10 Steps For Combatting Cyber Threats
Health and fitness goals make annual appearances on New Year's resolution lists, and with good reason: After January vacations and a holiday season of indulgence, steps such as improving diet, losing weight, and getting fit take on a new urgency.
But as a business executive, perhaps you should carry these resolutions a step further. What about the health and fitness of your corporate networks and data? The new year is a perfect time to get your systems into shape, too.
Cyber security, defined by Merriam-Webster as "measures taken to protect a computer or computer system against unauthorized access or attack," is no longer the exclusive domain of the CIO and the IT department. The threat has become so pervasive, the points of illegal entry so numerous, and the implications of a breach so serious that every member of the organization has a stake and a role in protecting the company from cyber threats.
The steps outlined below range from the basic to the advanced. Some forward-thinking organizations will already have tackled some or even many, but, in our experience, very few have adequately addressed them all.
1) Focus on what matters: Identify and document the business-critical functions and information assets that must be safeguarded against cyber attack.
2) Get real about risk: No matter how strong your current security measures, cyber criminals likely know how to circumvent them. That's why you need a risk-based approach to cyber security, one that prioritizes risks based on their likelihood and impact, so you can effectively manage your cyber risk exposure.
3) Know your friends: In a recent Deloitte Touche Tohmatsu survey of technology, media, and telecomm companies, 92 percent of participants felt an average or high level of threat from third parties. To help combat this, inventory your extended relationships-supply chain, outsourcing, partnerships, clients, vendors, contractors, etc. Include anyone who has access to your IT infrastructure, and seek assurances from these parties that they are vigilant in addressing cyber security.

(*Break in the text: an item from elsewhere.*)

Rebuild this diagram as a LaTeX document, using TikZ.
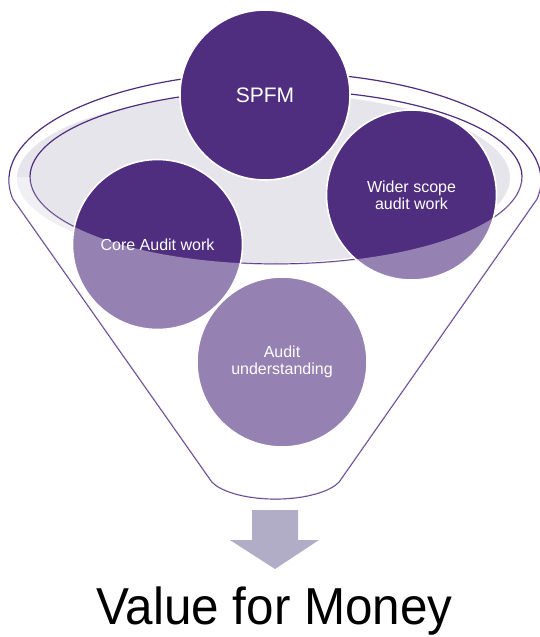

4) Become a detective: Develop capabilities for detecting threats to your business-critical functions, information assets, and operational continuity. By centrally monitoring your systems, you can detect cyber threats in real time, enabling you to respond quickly enough to mitigate negative impacts.
5) Draw up emergency plans: When it comes to cyber attacks, prevention is only half the battle. Even the best systems and most vigilant organizations can be compromised. That's why you need to establish procedures to react to cyber attacks, from fiduciary, legal, technical, business, organizational, and branding standpoints.
6) Crash your own gates: Cyber simulations can help you test the effectiveness of your emergency responses and the ability of your systems to detect intrusions and withstand attacks. This enables you to hone both your resiliency plans and your defensive strategies so you can recover quickly and get back to business.
7) Protect what's vulnerable: Cyber criminals increasingly evade current security controls to target vulnerable applications. To protect your business-critical systems, make sure to apply timely patches and software updates to your most exposed assets.
8) Get smart: Enhance your organization's ability to proactively detect and mitigate imminent and emerging cyber threats by leveraging the knowledge of industry associations, as well as commercial and open source intelligence sources. Whether you build the skills in-house or outsource, the key is to establish proactive cyber threat intelligence capabilities.
9) Jealously guard your reputation: Companies that suffer a cyber attack face more than financial loss. They also risk brand damage and the loss of public confidence. To protect your reputation, you need to know who's talking about your brand and what they're saying. By consistently monitoring your brand on the Internet, you can often prevent trademark, copyright, and other intellectual property infringement. More significantly, by improving your cyber security stance, you can even protect your corporate assets and sensitive customer and employee data from the outset.
10) Foster cyber awareness: The weakest link in your cyber security isn't your technology; it's your people. Social engineering attacks that use targeted phishing emails or other techniques often hoodwink users into revealing confidential information or trick them into downloading malware. This makes it easier for cyber criminals to penetrate your network, without even resorting to more traditional hacking methods. Educate your employees to make sure they're aware of these risks and threats.
Make cyber security one of your top resolutions for 2014. The more of these steps your organization can address, the less likely it will be to find itself in an embarrassing, costly, or litigious situation in the wake of a cyber security attack.